Didsbury Dave said:Shaelumstash said:Didsbury Dave said:Son. I appreciate you've spent three years trying maniacally and unsuccessfully to score points over me.
But don't make shit up, eh?
You can't win this fight. Get the message. It's over. Finished. Like your two heroes.
Trying to patronise me by calling me Son is a lovely idea, but it's not going to work with me I'm afraid. I'm not making anything up, I'm not going to trawl through your posts from two years ago like you are so fond of doing so I'll leave you to live in denial.
You slaughtered Cook and Mancini before we won the FA Cup. You continued to slaughter them before we won the league. You got it wrong. The only people who are incapable of accepting when they are wrong are children, people who were spoilt as children, and sociopaths.
I don't know if you're any of those things, but what I do know is that you are now hiding behind the fact that they both left the club under a cloud, and are using that as some kind of badge of honour to say "you see I was right all along." You're fooling no one, least of all me.
I'm sure the fact that you made that quote up and the fact that you won't trawl through my posts to back yourself up aren't connected to all.
Not at all.
I'm honestly sorry you lost your heroes, but blaming me is a comically immature response.
People should learn that you don't need to trawl through posts as when you click on "View users posts" there is a search box. From these results you can use the search box again to search within results. Takes 10 seconds to type "gillingham" then "title". You're right that you didn't say what he said you did, rather a sort of approximation. You were talking about the FA Cup win rather than the Aguero moment, it was in 2011.
Dave said:For Blues of a certain generation (aged around 40) Saturday was very special. There are a load of City fans of this age, who were just too young to remember the 76 cup victory, but who remember the 81 final vividly. We blues of that generation have seen nothing but failure for our entire lives.
Oh, how sweet it felt to get that trophy at long long last. And how odd it felt to be hot favourites going into the game, and never to look anything but in control throughout the 90.
For joy and emotion Saturday was up there with Ewood 2000, Bradford 87, Charton 85, the last Maine Road derby and the 81 semi final victory. IT was as good as all those seminal City games.
But I have to say it, from a personal perspective it proved to me that no football match ever, even if we win the champions league, will provide more raw emotion and joy than that Gillingham game in 1999. If we'd lost the cup final we'd have taken solace in 4th place. If we'd lost that Gillingham game the club might have been finished. And we did lose it. Then won it again in such dramatic style.
That game represented the true exorcising of the ghost of Cityitis.

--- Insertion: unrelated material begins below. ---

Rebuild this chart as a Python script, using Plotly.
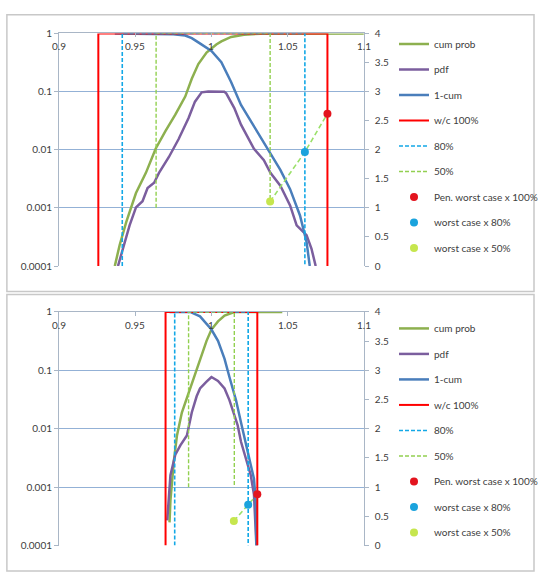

That was when the club turned the corner after 20 years of fucking things up. Even if we beat United in the champions league final in Paris I don't think I could feel the same love for my club as I felt that day.
But Saturday was close...
You also wrote a blog post for Ric years ago that compiled the worst ever City moments with Gillingham at number 1 that sums it up well:
1) The Night is Darkest before the Dawn …………. City 2 – Gillingham 2 1999
The paradox of this game is that it also contains a moment that will probably be number one in a forthcoming blog about the best ten moments in City’s recent history. But the night is truly darkest before the dawn and the moment Robert Taylor put Gillingham 2-0 remains the only moment in my life where I questioned my profound love for Manchester City. I had been by their side as they plunged through the divisions, I had prayed for recovery, but my love had never wavered. This was the moment I abandoned all hope. I remember vividly thinking “I can’t put myself through this any more”. Luckily, I didn’t have to. It never, ever got as bad as that moment when the roar from the other end of Wembley ripped out my heart.
So there you have it, a dark journey into the recesses of City’s recent past. As I compiled it, I felt a little of what an alcoholic must feel when made to publicly relive their lowest points in an AA meeting. But, like the reformed alcoholic, it felt curiously cathartic, even uplifting, because when the Premier League Trophy is finally lifted before my eyes, these are the memories which will flash through my mind, like a dying soldier’s life. As Silva lays waste to all enemies and City march onwards, no prisoners taken, it is important to remember that it is the bitterness of defeat that makes victory taste sweet. And I believe no club’s supporters can savour and appreciate that taste like City’s. So bring on Man United in a Do or Die title decider in April next year, because the new City doesn’t die heroically under a hail of bullets, or fall over a trip wire, like the old one did. Those days are resigned to the past.